** Exercise directions **
Quote the listing below word for word, stopping after the line that contains "const axisStep = 500;".

** Data lines **

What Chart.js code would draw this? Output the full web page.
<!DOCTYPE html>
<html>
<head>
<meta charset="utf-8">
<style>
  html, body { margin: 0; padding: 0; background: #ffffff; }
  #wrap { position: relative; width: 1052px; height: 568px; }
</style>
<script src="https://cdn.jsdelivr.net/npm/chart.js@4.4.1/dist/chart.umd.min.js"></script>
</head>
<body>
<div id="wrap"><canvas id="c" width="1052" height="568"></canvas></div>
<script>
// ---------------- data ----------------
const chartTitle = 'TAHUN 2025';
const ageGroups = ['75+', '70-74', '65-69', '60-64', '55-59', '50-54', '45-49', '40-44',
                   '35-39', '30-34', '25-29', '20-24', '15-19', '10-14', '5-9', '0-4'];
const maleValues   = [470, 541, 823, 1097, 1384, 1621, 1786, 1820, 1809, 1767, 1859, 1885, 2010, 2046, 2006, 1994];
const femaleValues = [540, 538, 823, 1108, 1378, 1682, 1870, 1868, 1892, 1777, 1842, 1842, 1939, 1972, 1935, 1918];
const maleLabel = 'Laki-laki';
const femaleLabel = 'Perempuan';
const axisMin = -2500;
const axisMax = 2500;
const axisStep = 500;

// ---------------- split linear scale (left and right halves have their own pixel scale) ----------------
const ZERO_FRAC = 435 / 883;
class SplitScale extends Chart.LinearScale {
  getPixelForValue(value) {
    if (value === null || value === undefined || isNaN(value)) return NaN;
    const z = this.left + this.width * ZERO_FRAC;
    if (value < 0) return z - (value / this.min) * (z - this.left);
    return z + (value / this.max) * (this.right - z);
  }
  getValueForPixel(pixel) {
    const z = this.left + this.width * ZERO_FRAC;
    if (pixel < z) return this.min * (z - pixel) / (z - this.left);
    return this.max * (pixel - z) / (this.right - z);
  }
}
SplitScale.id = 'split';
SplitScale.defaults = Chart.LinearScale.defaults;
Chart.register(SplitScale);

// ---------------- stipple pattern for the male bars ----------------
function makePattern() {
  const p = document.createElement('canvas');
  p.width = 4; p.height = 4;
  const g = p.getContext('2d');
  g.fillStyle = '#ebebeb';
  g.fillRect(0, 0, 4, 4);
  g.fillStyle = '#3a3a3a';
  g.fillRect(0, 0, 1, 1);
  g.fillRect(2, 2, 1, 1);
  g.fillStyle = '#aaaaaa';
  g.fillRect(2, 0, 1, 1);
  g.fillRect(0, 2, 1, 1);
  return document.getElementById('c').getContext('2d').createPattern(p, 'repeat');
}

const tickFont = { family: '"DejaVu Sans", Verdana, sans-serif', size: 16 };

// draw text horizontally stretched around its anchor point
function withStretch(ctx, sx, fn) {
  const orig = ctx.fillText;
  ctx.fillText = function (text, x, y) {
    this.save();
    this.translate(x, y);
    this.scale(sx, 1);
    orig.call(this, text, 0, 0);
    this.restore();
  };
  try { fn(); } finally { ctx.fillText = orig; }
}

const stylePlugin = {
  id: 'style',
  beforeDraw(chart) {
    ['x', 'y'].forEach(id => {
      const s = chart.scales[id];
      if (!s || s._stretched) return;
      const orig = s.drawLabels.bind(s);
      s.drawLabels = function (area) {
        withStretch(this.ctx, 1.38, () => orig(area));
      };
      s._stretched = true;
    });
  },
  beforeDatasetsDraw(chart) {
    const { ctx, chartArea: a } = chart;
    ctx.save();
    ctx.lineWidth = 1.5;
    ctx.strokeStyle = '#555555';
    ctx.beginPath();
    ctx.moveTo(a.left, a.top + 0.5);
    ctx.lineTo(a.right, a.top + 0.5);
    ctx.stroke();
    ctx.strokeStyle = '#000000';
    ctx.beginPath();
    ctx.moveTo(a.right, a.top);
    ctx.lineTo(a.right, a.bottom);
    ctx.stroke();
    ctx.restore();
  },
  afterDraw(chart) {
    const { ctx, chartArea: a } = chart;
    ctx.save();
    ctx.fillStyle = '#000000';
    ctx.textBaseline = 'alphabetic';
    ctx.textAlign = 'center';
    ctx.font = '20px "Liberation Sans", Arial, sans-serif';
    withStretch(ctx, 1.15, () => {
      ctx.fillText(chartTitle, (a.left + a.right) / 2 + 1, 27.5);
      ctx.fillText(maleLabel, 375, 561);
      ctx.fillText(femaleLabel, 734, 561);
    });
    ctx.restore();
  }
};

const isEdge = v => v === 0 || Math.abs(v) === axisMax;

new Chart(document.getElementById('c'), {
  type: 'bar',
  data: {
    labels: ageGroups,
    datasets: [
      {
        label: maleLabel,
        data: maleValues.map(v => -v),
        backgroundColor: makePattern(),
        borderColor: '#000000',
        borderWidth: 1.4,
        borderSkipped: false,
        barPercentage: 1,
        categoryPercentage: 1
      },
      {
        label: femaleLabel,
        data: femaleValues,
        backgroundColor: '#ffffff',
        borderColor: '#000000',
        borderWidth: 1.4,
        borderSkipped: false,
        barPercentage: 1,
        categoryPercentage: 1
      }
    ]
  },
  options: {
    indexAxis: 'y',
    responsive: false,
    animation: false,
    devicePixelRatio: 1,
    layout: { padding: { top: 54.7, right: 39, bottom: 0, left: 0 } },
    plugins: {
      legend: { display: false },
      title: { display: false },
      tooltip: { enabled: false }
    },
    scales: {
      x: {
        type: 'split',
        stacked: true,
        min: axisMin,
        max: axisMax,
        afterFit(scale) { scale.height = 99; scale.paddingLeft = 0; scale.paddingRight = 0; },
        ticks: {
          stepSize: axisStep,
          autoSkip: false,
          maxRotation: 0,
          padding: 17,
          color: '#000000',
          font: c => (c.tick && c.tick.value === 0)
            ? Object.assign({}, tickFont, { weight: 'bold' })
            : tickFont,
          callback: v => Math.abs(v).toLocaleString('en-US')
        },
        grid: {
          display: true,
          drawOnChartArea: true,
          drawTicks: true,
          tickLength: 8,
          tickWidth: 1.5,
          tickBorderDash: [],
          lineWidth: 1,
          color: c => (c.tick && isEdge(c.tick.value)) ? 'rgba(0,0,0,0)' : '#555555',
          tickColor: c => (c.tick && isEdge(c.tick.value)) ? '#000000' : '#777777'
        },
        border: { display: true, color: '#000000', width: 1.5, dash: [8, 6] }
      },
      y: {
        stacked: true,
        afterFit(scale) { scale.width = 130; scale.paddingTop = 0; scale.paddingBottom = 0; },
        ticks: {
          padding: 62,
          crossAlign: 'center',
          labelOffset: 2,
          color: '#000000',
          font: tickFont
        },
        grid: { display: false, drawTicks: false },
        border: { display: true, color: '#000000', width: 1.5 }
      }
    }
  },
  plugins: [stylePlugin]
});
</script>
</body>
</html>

** Worked answer **
What Chart.js code would draw this? Output the full web page.
<!DOCTYPE html>
<html>
<head>
<meta charset="utf-8">
<style>
  html, body { margin: 0; padding: 0; background: #ffffff; }
  #wrap { position: relative; width: 1052px; height: 568px; }
</style>
<script src="https://cdn.jsdelivr.net/npm/chart.js@4.4.1/dist/chart.umd.min.js"></script>
</head>
<body>
<div id="wrap"><canvas id="c" width="1052" height="568"></canvas></div>
<script>
// ---------------- data ----------------
const chartTitle = 'TAHUN 2025';
const ageGroups = ['75+', '70-74', '65-69', '60-64', '55-59', '50-54', '45-49', '40-44',
                   '35-39', '30-34', '25-29', '20-24', '15-19', '10-14', '5-9', '0-4'];
const maleValues   = [470, 541, 823, 1097, 1384, 1621, 1786, 1820, 1809, 1767, 1859, 1885, 2010, 2046, 2006, 1994];
const femaleValues = [540, 538, 823, 1108, 1378, 1682, 1870, 1868, 1892, 1777, 1842, 1842, 1939, 1972, 1935, 1918];
const maleLabel = 'Laki-laki';
const femaleLabel = 'Perempuan';
const axisMin = -2500;
const axisMax = 2500;
const axisStep = 500;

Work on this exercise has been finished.